Sin embargo, todavía hay algo más. Hay películas que, ellas solas, contienen el universo moral entero, como «La Diligencia» de John Ford (The Stagecoach. 1939). Que no se conforma con analizar toda la gama de personajes en toda la gama de situaciones, sino que, además, los analiza en sus contradicciones y, finalmente les otorga el grandioso privilegio de la auto-redención. No recuerdo ninguna película tan humana, completa, liberadora y emocionante. Hay que verla una y otra vez para darse cuenta de su inagotable fuerza narrativa y emocional y de su alcance ético. Estando de acuerdo con Bernardo Bertolucci, no creo necesario sin embargo que los trávelings tengan que llegar a los 360º para ser morales. Cada tráveling de «La Diligencia», ninguno de lo cuales sobrepasa los 180º, es un compromiso de tal calibre con la verdad y con la honestidad del relato que todavía hoy dan vértigo y exigen contemplarlos agarrado con fuerza a los brazos del sillón. Y si eso pasa en la época de los más maravillosos e ilimitados efectos especiales, ¡como sería verlos en el año 39!.
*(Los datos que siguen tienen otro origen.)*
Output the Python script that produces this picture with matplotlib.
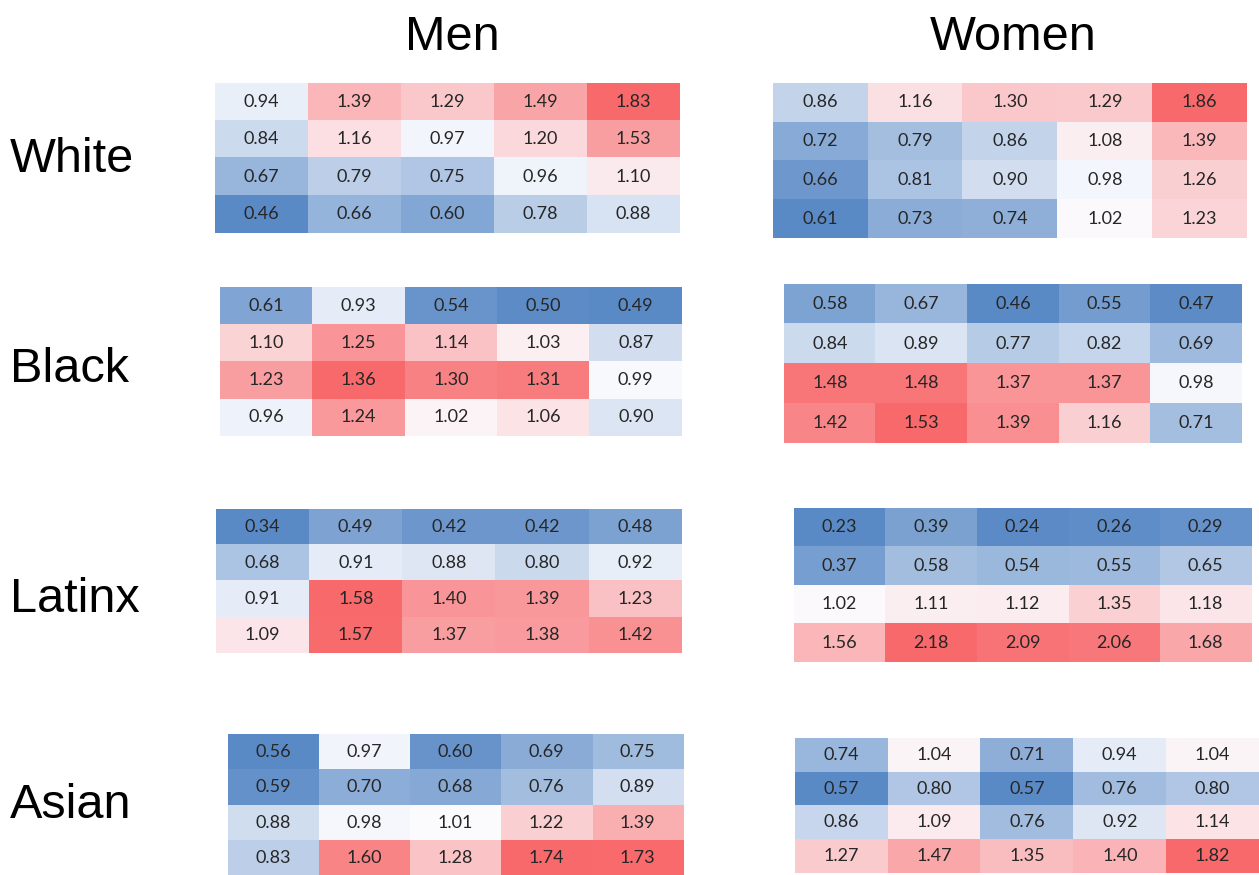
import numpy as np
import matplotlib.pyplot as plt
from matplotlib.colors import LinearSegmentedColormap, TwoSlopeNorm

# values, 4 rows x 5 columns per panel
white_men = [[0.94, 1.39, 1.29, 1.49, 1.83],
             [0.84, 1.16, 0.97, 1.20, 1.53],
             [0.67, 0.79, 0.75, 0.96, 1.10],
             [0.46, 0.66, 0.60, 0.78, 0.88]]
white_women = [[0.86, 1.16, 1.30, 1.29, 1.86],
               [0.72, 0.79, 0.86, 1.08, 1.39],
               [0.66, 0.81, 0.90, 0.98, 1.26],
               [0.61, 0.73, 0.74, 1.02, 1.23]]
black_men = [[0.61, 0.93, 0.54, 0.50, 0.49],
             [1.10, 1.25, 1.14, 1.03, 0.87],
             [1.23, 1.36, 1.30, 1.31, 0.99],
             [0.96, 1.24, 1.02, 1.06, 0.90]]
black_women = [[0.58, 0.67, 0.46, 0.55, 0.47],
               [0.84, 0.89, 0.77, 0.82, 0.69],
               [1.48, 1.48, 1.37, 1.37, 0.98],
               [1.42, 1.53, 1.39, 1.16, 0.71]]
latinx_men = [[0.34, 0.49, 0.42, 0.42, 0.48],
              [0.68, 0.91, 0.88, 0.80, 0.92],
              [0.91, 1.58, 1.40, 1.39, 1.23],
              [1.09, 1.57, 1.37, 1.38, 1.42]]
latinx_women = [[0.23, 0.39, 0.24, 0.26, 0.29],
                [0.37, 0.58, 0.54, 0.55, 0.65],
                [1.02, 1.11, 1.12, 1.35, 1.18],
                [1.56, 2.18, 2.09, 2.06, 1.68]]
asian_men = [[0.56, 0.97, 0.60, 0.69, 0.75],
             [0.59, 0.70, 0.68, 0.76, 0.89],
             [0.88, 0.98, 1.01, 1.22, 1.39],
             [0.83, 1.60, 1.28, 1.74, 1.73]]
asian_women = [[0.74, 1.04, 0.71, 0.94, 1.04],
               [0.57, 0.80, 0.57, 0.76, 0.80],
               [0.86, 1.09, 0.76, 0.92, 1.14],
               [1.27, 1.47, 1.35, 1.40, 1.82]]

groups = ["White", "Black", "Latinx", "Asian"]
sexes = ["Men", "Women"]

W, H = 1259, 875
fig = plt.figure(figsize=(W / 100, H / 100), dpi=100)

# excel-like 3 colour scale
cmap = LinearSegmentedColormap.from_list("xl", ["#5A8AC6", "#FCFCFF", "#F8696B"])

# pixel boxes (left, top, right, bottom) for each panel
boxes = {
    ("White", "Men"): (215, 83, 680, 233),
    ("White", "Women"): (773, 83, 1247, 238),
    ("Black", "Men"): (220, 287, 682, 436),
    ("Black", "Women"): (784, 284, 1242, 443),
    ("Latinx", "Men"): (216, 509, 682, 653),
    ("Latinx", "Women"): (794, 508, 1251, 662),
    ("Asian", "Men"): (228, 734, 683, 876),
    ("Asian", "Women"): (795, 738, 1259, 873),
}
panels = {
    ("White", "Men"): white_men, ("White", "Women"): white_women,
    ("Black", "Men"): black_men, ("Black", "Women"): black_women,
    ("Latinx", "Men"): latinx_men, ("Latinx", "Women"): latinx_women,
    ("Asian", "Men"): asian_men, ("Asian", "Women"): asian_women,
}
label_y = {"White": 160, "Black": 370, "Latinx": 600, "Asian": 805}

for key, vals in panels.items():
    l, t, r, b = boxes[key]
    ax = fig.add_axes([l / W, 1 - b / H, (r - l) / W, (b - t) / H])
    z = np.array(vals)
    norm = TwoSlopeNorm(vcenter=1.0, vmin=z.min(), vmax=z.max())
    ax.imshow(z, cmap=cmap, norm=norm, aspect="auto", interpolation="nearest")
    for i in range(z.shape[0]):
        for j in range(z.shape[1]):
            ax.text(j, i, f"{z[i, j]:.2f}", ha="center", va="center",
                    fontsize=13, family="Lato", color="#262626")
    ax.set_xticks([])
    ax.set_yticks([])
    for s in ax.spines.values():
        s.set_visible(False)

for g in groups:
    fig.text(10 / W, 1 - label_y[g] / H, g, ha="left", va="center",
             fontsize=35, family="Liberation Sans")

fig.text(452 / W, 1 - 38 / H, "Men", ha="center", va="center",
         fontsize=35, family="Liberation Sans")
fig.text(1013 / W, 1 - 38 / H, "Women", ha="center", va="center",
         fontsize=35, family="Liberation Sans")

fig.savefig("out.png", dpi=100)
Gigantes como John Ford o Howard Hawks conseguían la magia de hacer desaparecer la estructura gestual del cine, de que pareciera que no estaban sometidos a la elipsis. Hacían a los héroes gente corriente, y sus grandes gestos parecían cotidianos; hacían que a los cinco minutos de película conocieras a todo el pueblo; que tuvieras la sensación de que llevabas viviendo con ellos siglos, que ya te habían contado todo lo que podía contarse y que habían pasado más cosas de las que tú podrías luego contar. Y, finalmente, que tuvieras la sensación de haber viajado en la diligencia, de haber ayudado a despertar de su borrachera al doctor Boone para que pudiera ayudar en su parto a aquella burguesa que hasta entonces había ignorado a todos. De alegrarte por Ringo, un proscrito, y por Dallas, una prostituta. Y, finalmente, conseguían lograr tu complicidad con todos ellos, menos con el banquero ladrón, apelando precisamente a lo mejor que todos llevamos dentro. La lección de ética estaba aprendida.